**What is needed**: Count each line in which the word "React" appears. Reply with the total and nothing more.

★ ★ ★ ★ ★ ★ ★

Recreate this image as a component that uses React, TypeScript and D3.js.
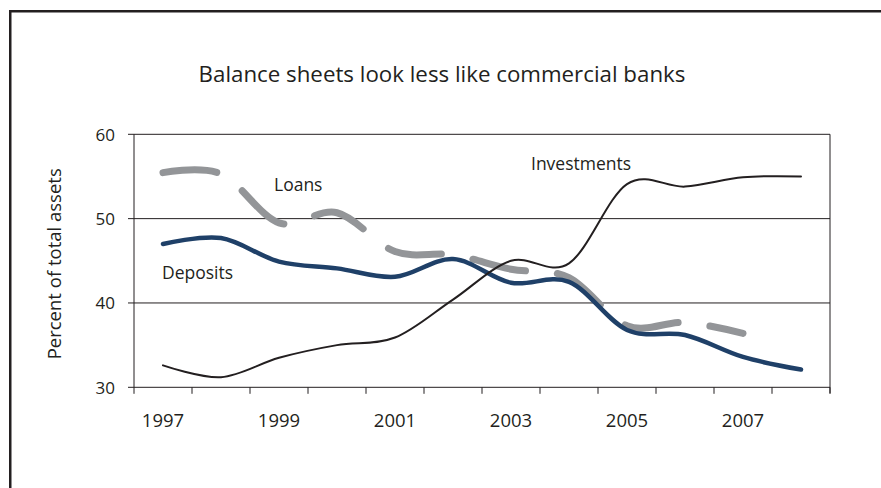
import React from "react";
import * as d3 from "d3";

const years = [1997, 1998, 1999, 2000, 2001, 2002, 2003, 2004, 2005, 2006, 2007, 2008];
const tickLabelYears = [1997, 1999, 2001, 2003, 2005, 2007];
const yTicks = [30, 40, 50, 60];
const investments = [32.6, 31.2, 33.5, 35.0, 35.9, 40.4, 45.0, 44.7, 54.1, 53.8, 54.9, 55.0];
const deposits = [47.0, 47.7, 44.9, 44.1, 43.1, 45.2, 42.4, 42.5, 36.8, 36.2, 33.6, 32.1];
const loans = [55.45, 55.3, 49.5, 50.7, 46.1, 45.7, 44.0, 43.0, 37.3, 37.7, 36.4];

const W = 881;
const H = 488;
const left = 134;
const right = 830;
const top = 134.3;
const bottom = 387.3;
const ink = "#231f20";
const font = "'Open Sans', sans-serif";

export default function App() {
  const x = d3.scaleBand<number>().domain(years).range([left, right]).padding(0);
  const y = d3.scaleLinear().domain([30, 60]).range([bottom, top]);
  const cx = (yr: number) => (x(yr) as number) + x.bandwidth() / 2;
  const line = d3
    .line<[number, number]>()
    .x((d) => cx(d[0]))
    .y((d) => y(d[1]))
    .curve(d3.curveCardinal.tension(0));
  const mk = (vals: number[]) => vals.map((v, i) => [years[i], v] as [number, number]);

  const bounds = [...years.map((yr) => x(yr) as number), right];

  return (
    <svg
      width={W}
      height={H}
      style={{ position: "absolute", left: 0, top: 0, background: "#fff" }}
    >
      <rect x={10.25} y={11.25} width={1000} height={1000} fill="none" stroke={ink} strokeWidth={2.5} />
      <text x={442} y={82} textAnchor="middle" fontFamily={font} fontSize={22.3} fill={ink}>
        Balance sheets look less like commercial banks
      </text>
      {yTicks.map((t) => (
        <g key={t}>
          <line x1={left - 6} x2={right} y1={y(t)} y2={y(t)} stroke={ink} strokeWidth={1} />
          <text x={115} y={y(t) + 6.5} textAnchor="end" fontFamily={font} fontSize={17} fill={ink}>
            {t}
          </text>
        </g>
      ))}
      <line x1={left} x2={left} y1={top} y2={bottom} stroke={ink} strokeWidth={1} />
      <line x1={right} x2={right} y1={top} y2={bottom + 6} stroke={ink} strokeWidth={1} />
      {bounds.map((b, i) => (
        <line key={i} x1={b} x2={b} y1={bottom} y2={bottom + 6.5} stroke={ink} strokeWidth={1} />
      ))}
      {tickLabelYears.map((yr) => (
        <text key={yr} x={cx(yr)} y={427} textAnchor="middle" fontFamily={font} fontSize={18.5} fill={ink}>
          {yr}
        </text>
      ))}
      <text
        transform={`translate(61,${(top + bottom) / 2 + 3}) rotate(-90)`}
        textAnchor="middle"
        fontFamily={font}
        fontSize={18.5}
        fill={ink}
      >
        Percent of total assets
      </text>
      <path
        d={line(mk(loans)) || ""}
        fill="none"
        stroke="#939598"
        strokeWidth={7}
        strokeLinecap="round"
        strokeDasharray="54 32"
      />
      <path d={line(mk(deposits)) || ""} fill="none" stroke="#1f4068" strokeWidth={4.5} strokeLinecap="round" />
      <path d={line(mk(investments)) || ""} fill="none" stroke={ink} strokeWidth={2} strokeLinecap="round" />
      <text x={274} y={191} fontFamily={font} fontSize={17.5} fill={ink}>Loans</text>
      <text x={162} y={279} fontFamily={font} fontSize={17.5} fill={ink}>Deposits</text>
      <text x={531} y={170} fontFamily={font} fontSize={17.5} fill={ink}>Investments</text>
    </svg>
  );
}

★ ★ ★ ★ ★ ★ ★

**Reply to the task**: 2